The Symposium, “Bridging Generations: Youth Empowerment & Resiliency” was held at Berkshire South on Saturday, September 19, 2015 from noon until 5:00 p.m.
 
The keynote speakers, Dr. Safire DeJong and Yazmina Madeson, led this community forum on fostering positive and mutually supported interactions among youth and adults in our community. A total of 26 members from all sectors and disciplines of the South County community, including 10 youth, participated in the event.
 
It launched dialogue between young people and adults as we partnered on exercises geared to promote open communication and resilience. We expect to have a lasting impact as we use our learning to support youth and parent training in our middle schools. It was awesome to learn together, to challenge our biases and stereotypes, to validate our feelings and to really listen to each other.
 
The impetus for the Symposium idea came from our Summer 2014 Community Network Dinner on Youth. It was exciting to see the realization of his program which intends to foster respectful conversations between youth and adults. We look forward to using our learning in the next steps of focus groups of parents and youth.
 
The Symposium was sponsored through a Diocesan grant and Grace Church’s Wisdom Outreach Committee.
The committee members are: Dindy Anderson, Sally Brooke, Susan Gore, Kathy Clausen, Margaret Layton, Dutch Pinkston, and co-chaired by Pennie Curry and Doreen Hutchinson. (photo courtesy RSYP.)
 
 
 

SUMMER 2014:

This summer we began a new initiative called Community Network Dinners. Four dinners will occur over three months, each with a different focus, where members of Grace Church will have conversations with members of chosen communities. The first dinner focused on youth and our special guests were members of Railroad Street Youth Project. Before the second dinner, with its focus on the Hispanic community, and issues that local immigrants face, Doreen Hutchinson, Co-chair of the Grace Wisdom/Outreach group that has organized the project, spoke with The Rev. Annie Ryder of Christ Trinity Church in a radio interview.

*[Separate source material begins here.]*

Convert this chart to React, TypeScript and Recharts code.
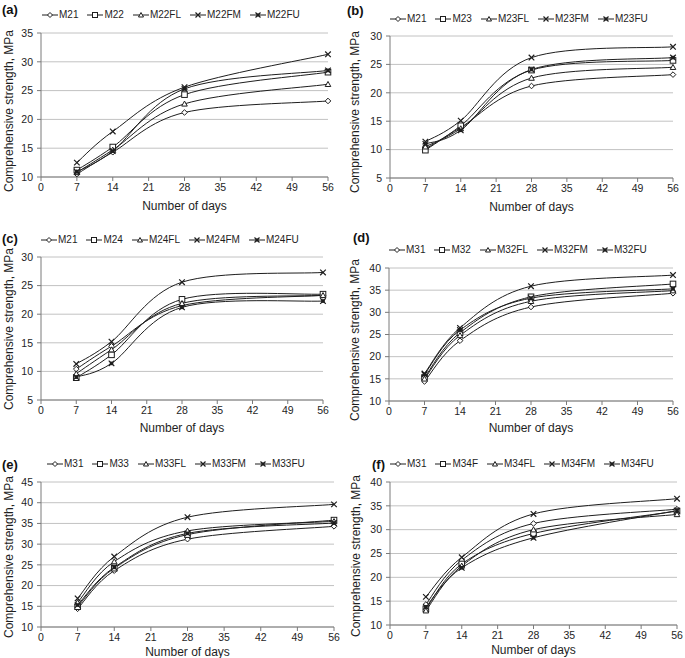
import React from "react";
import { LineChart, Line, XAxis, YAxis, CartesianGrid } from "recharts";

const days = [7, 14, 28, 56];
const dayTicks = [0, 7, 14, 21, 28, 35, 42, 49, 56];

// (a)
const namesA = ["M21", "M22", "M22FL", "M22FM", "M22FU"];
const valuesA = [
  [10.5, 14.3, 21.2, 23.2],
  [11.2, 15.2, 24.3, 28.2],
  [10.8, 14.7, 22.7, 26.1],
  [12.5, 17.9, 25.6, 31.3],
  [10.9, 14.5, 25.3, 28.5],
];
const yTicksA = [10, 15, 20, 25, 30, 35];

// (b)
const namesB = ["M21", "M23", "M23FL", "M23FM", "M23FU"];
const valuesB = [
  [10.1, 13.9, 21.2, 23.2],
  [9.9, 14.2, 24.0, 25.7],
  [10.5, 13.7, 22.6, 24.5],
  [11.4, 15.1, 26.2, 28.1],
  [11.0, 13.4, 24.1, 26.2],
];
const yTicksB = [5, 10, 15, 20, 25, 30];

// (c)
const namesC = ["M21", "M24", "M24FL", "M24FM", "M24FU"];
const valuesC = [
  [10.4, 14.4, 21.5, 23.3],
  [8.9, 12.9, 22.6, 23.5],
  [9.6, 13.8, 21.9, 23.3],
  [11.3, 15.2, 25.6, 27.3],
  [9.0, 11.4, 21.2, 22.3],
];
const yTicksC = [5, 10, 15, 20, 25, 30];

// (d)
const namesD = ["M31", "M32", "M32FL", "M32FM", "M32FU"];
const valuesD = [
  [14.4, 23.6, 31.2, 34.3],
  [15.3, 25.4, 33.5, 36.4],
  [15.0, 24.8, 32.5, 34.9],
  [16.2, 26.5, 35.9, 38.4],
  [16.0, 26.0, 33.2, 35.3],
];
const yTicksD = [10, 15, 20, 25, 30, 35, 40];

// (e)
const namesE = ["M31", "M33", "M33FL", "M33FM", "M33FU"];
const valuesE = [
  [14.4, 23.6, 31.2, 34.3],
  [14.9, 24.2, 32.3, 35.8],
  [15.9, 25.8, 33.2, 35.5],
  [16.9, 27.0, 36.5, 39.6],
  [15.3, 24.4, 32.6, 35.1],
];
const yTicksE = [10, 15, 20, 25, 30, 35, 40, 45];

// (f)
const namesF = ["M31", "M34F", "M34FL", "M34FM", "M34FU"];
const valuesF = [
  [14.3, 23.6, 31.3, 34.3],
  [13.4, 22.8, 29.2, 33.9],
  [13.0, 22.4, 30.0, 33.2],
  [15.9, 24.2, 33.3, 36.5],
  [13.8, 22.0, 28.3, 34.0],
];
const yTicksF = [10, 15, 20, 25, 30, 35, 40];

const FONT = "'Liberation Sans', Arial, Helvetica, sans-serif";
const INK = "#1e1e1e";

// spreadsheet-style smoothed line (Catmull-Rom through the points)
const smoothCurve = (context: any) => {
  let pts: number[][] = [];
  return {
    areaStart() {},
    areaEnd() {},
    lineStart() {
      pts = [];
    },
    point(x: number, y: number) {
      pts.push([+x, +y]);
    },
    lineEnd() {
      if (!pts.length) return;
      context.moveTo(pts[0][0], pts[0][1]);
      for (let i = 0; i < pts.length - 1; i++) {
        const p0 = pts[i - 1] || pts[i];
        const p1 = pts[i];
        const p2 = pts[i + 1];
        const p3 = pts[i + 2] || p2;
        context.bezierCurveTo(
          p1[0] + (p2[0] - p0[0]) / 6,
          p1[1] + (p2[1] - p0[1]) / 6,
          p2[0] - (p3[0] - p1[0]) / 6,
          p2[1] - (p3[1] - p1[1]) / 6,
          p2[0],
          p2[1]
        );
      }
    },
  };
};

function Marker({ kind, cx, cy, s = 2.8 }: { kind: number; cx: number; cy: number; s?: number }) {
  if (cx == null || cy == null) return null;
  if (kind === 0)
    return (
      <path
        d={`M${cx},${cy - s}L${cx + s},${cy}L${cx},${cy + s}L${cx - s},${cy}Z`}
        fill="#fff"
        stroke={INK}
        strokeWidth={1}
      />
    );
  if (kind === 1)
    return <rect x={cx - s} y={cy - s} width={2 * s} height={2 * s} fill="#fff" stroke={INK} strokeWidth={1} />;
  if (kind === 2)
    return (
      <path
        d={`M${cx},${cy - s}L${cx + s},${cy + s * 0.8}L${cx - s},${cy + s * 0.8}Z`}
        fill="#fff"
        stroke={INK}
        strokeWidth={1}
      />
    );
  if (kind === 3)
    return (
      <path
        d={`M${cx - s},${cy - s}L${cx + s},${cy + s}M${cx + s},${cy - s}L${cx - s},${cy + s}`}
        stroke={INK}
        strokeWidth={1.2}
        fill="none"
      />
    );
  return (
    <g>
      <rect x={cx - s + 1} y={cy - s + 1} width={2 * s - 2} height={2 * s - 2} fill={INK} />
      <path
        d={`M${cx - s},${cy - s}L${cx + s},${cy + s}M${cx + s},${cy - s}L${cx - s},${cy + s}`}
        stroke={INK}
        strokeWidth={1.2}
      />
    </g>
  );
}

type Panel = {
  tag: string;
  names: string[];
  values: number[][];
  yTicks: number[];
  left: number;
  top: number;
  w: number;
  h: number;
  plot: { l: number; t: number; r: number; b: number };
  tagX: number;
  tagY: number;
  legX: number;
  legY: number;
  xTitleY: number;
  yTitleX: number;
  yTitleY: number;
};

const panels: Panel[] = [
  {
    tag: "(a)", names: namesA, values: valuesA, yTicks: yTicksA,
    left: 0, top: 0, w: 340, h: 215, plot: { l: 41, t: 33, r: 328, b: 177 },
    tagX: 2, tagY: 9, legX: 42, legY: 15, xTitleY: 206, yTitleX: 9, yTitleY: 111,
  },
  {
    tag: "(b)", names: namesB, values: valuesB, yTicks: yTicksB,
    left: 340, top: 0, w: 345, h: 215, plot: { l: 50, t: 36, r: 333, b: 178 },
    tagX: 7, tagY: 10, legX: 50, legY: 19, xTitleY: 207, yTitleX: 15, yTitleY: 112,
  },
  {
    tag: "(c)", names: namesC, values: valuesC, yTicks: yTicksC,
    left: 0, top: 215, w: 340, h: 220, plot: { l: 41, t: 42, r: 323, b: 185 },
    tagX: 2, tagY: 23, legX: 41, legY: 25, xTitleY: 213, yTitleX: 9, yTitleY: 114,
  },
  {
    tag: "(d)", names: namesD, values: valuesD, yTicks: yTicksD,
    left: 340, top: 215, w: 345, h: 220, plot: { l: 49, t: 53, r: 333, b: 186 },
    tagX: 13, tagY: 22, legX: 49, legY: 35, xTitleY: 213, yTitleX: 15, yTitleY: 125,
  },
  {
    tag: "(e)", names: namesE, values: valuesE, yTicks: yTicksE,
    left: 0, top: 435, w: 340, h: 223, plot: { l: 41, t: 47, r: 334, b: 192 },
    tagX: 2, tagY: 29, legX: 47, legY: 29, xTitleY: 217, yTitleX: 9, yTitleY: 122,
  },
  {
    tag: "(f)", names: namesF, values: valuesF, yTicks: yTicksF,
    left: 340, top: 435, w: 345, h: 223, plot: { l: 50, t: 47, r: 337, b: 190 },
    tagX: 32, tagY: 29, legX: 50, legY: 29, xTitleY: 215, yTitleX: 16, yTitleY: 121,
  },
];

function LegendRow({ names }: { names: string[] }) {
  return (
    <div style={{ display: "flex", alignItems: "center", fontSize: 10, color: INK, fontFamily: FONT, whiteSpace: "nowrap" }}>
      {names.map((n, i) => (
        <div key={n} style={{ display: "flex", alignItems: "center", marginRight: 9 }}>
          <svg width={16} height={10} style={{ marginRight: 1 }}>
            <line x1={0} y1={5} x2={16} y2={5} stroke={INK} strokeWidth={1} />
            <Marker kind={i} cx={8} cy={5} s={2.5} />
          </svg>
          <span>{n}</span>
        </div>
      ))}
    </div>
  );
}

function PanelChart({ p }: { p: Panel }) {
  const rows = days.map((d, j) => {
    const row: Record<string, number> = { day: d };
    p.names.forEach((n, i) => {
      row[n] = p.values[i][j];
    });
    return row;
  });
  const yDomain = [p.yTicks[0], p.yTicks[p.yTicks.length - 1]];
  return (
    <div style={{ position: "absolute", left: p.left, top: p.top, width: p.w, height: p.h }}>
      <LineChart
        width={p.w}
        height={p.h}
        data={rows}
        margin={{ top: p.plot.t, right: p.w - p.plot.r, left: 0, bottom: 0 }}
        style={{ fontFamily: FONT }}
      >
        <CartesianGrid vertical={false} stroke="#c2c2c2" strokeWidth={1} />
        <XAxis
          dataKey="day"
          type="number"
          domain={[0, 56]}
          ticks={dayTicks}
          interval={0}
          height={p.h - p.plot.b}
          tickSize={4}
          tickMargin={3}
          stroke="#7a7a7a"
          tick={{ fill: INK, fontSize: 10.5 }}
        />
        <YAxis
          type="number"
          domain={yDomain}
          ticks={p.yTicks}
          interval={0}
          width={p.plot.l}
          tickSize={4}
          tickMargin={4}
          stroke="#7a7a7a"
          tick={{ fill: INK, fontSize: 10.5 }}
        />
        {p.names.map((n, i) => (
          <Line
            key={n}
            dataKey={n}
            type={smoothCurve as any}
            stroke={INK}
            strokeWidth={1}
            isAnimationActive={false}
            activeDot={false}
            dot={(d: any) => <Marker key={`${n}-${d.index}`} kind={i} cx={d.cx} cy={d.cy} />}
          />
        ))}
      </LineChart>
      <svg
        width={p.w}
        height={p.h}
        style={{ position: "absolute", left: 0, top: 0, pointerEvents: "none", fontFamily: FONT }}
      >
        <text x={p.tagX} y={p.tagY} dominantBaseline="central" fontSize={13} fontWeight="bold" fill="#111">
          {p.tag}
        </text>
        <text
          x={(p.plot.l + p.plot.r) / 2}
          y={p.xTitleY}
          textAnchor="middle"
          dominantBaseline="central"
          fontSize={12}
          fill={INK}
        >
          Number of days
        </text>
        <text
          x={p.yTitleX}
          y={p.yTitleY}
          transform={`rotate(-90, ${p.yTitleX}, ${p.yTitleY})`}
          textAnchor="middle"
          dominantBaseline="central"
          fontSize={12}
          fill={INK}
        >
          Comprehensive strength, MPa
        </text>
      </svg>
      <div style={{ position: "absolute", left: p.legX, top: p.legY - 6 }}>
        <LegendRow names={p.names} />
      </div>
    </div>
  );
}

export default function App() {
  return (
    <div style={{ position: "absolute", left: 0, top: 0, width: 685, height: 658, background: "#fff" }}>
      {panels.map((p) => (
        <PanelChart key={p.tag} p={p} />
      ))}
    </div>
  );
}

COMMUNITY NETWORK DINNERS from Grace Church on Vimeo.

On the Religious Roundtable, a WSBS program, The Rev. Annie Ryder interviews Doreen Hutchinson to explore the inspiration and goals of the Community Network Dinners initiative begun by Grace Church, an Episcopal Community in the Southern Berkshires. Annie, of Christ Trinity, Sheffield is one of the four hosts of the weekly program; Doreen, of Grace Church, is a parishioner of Grace and co-chair of its Wisdom/Outreach Committee. WSBS is the local radio station for Great Barrington and surrounding towns in Western Massachusetts. The location for the dinners is The Guthrie Center, and the first dinner, focused on youth, is pictured while the recording plays.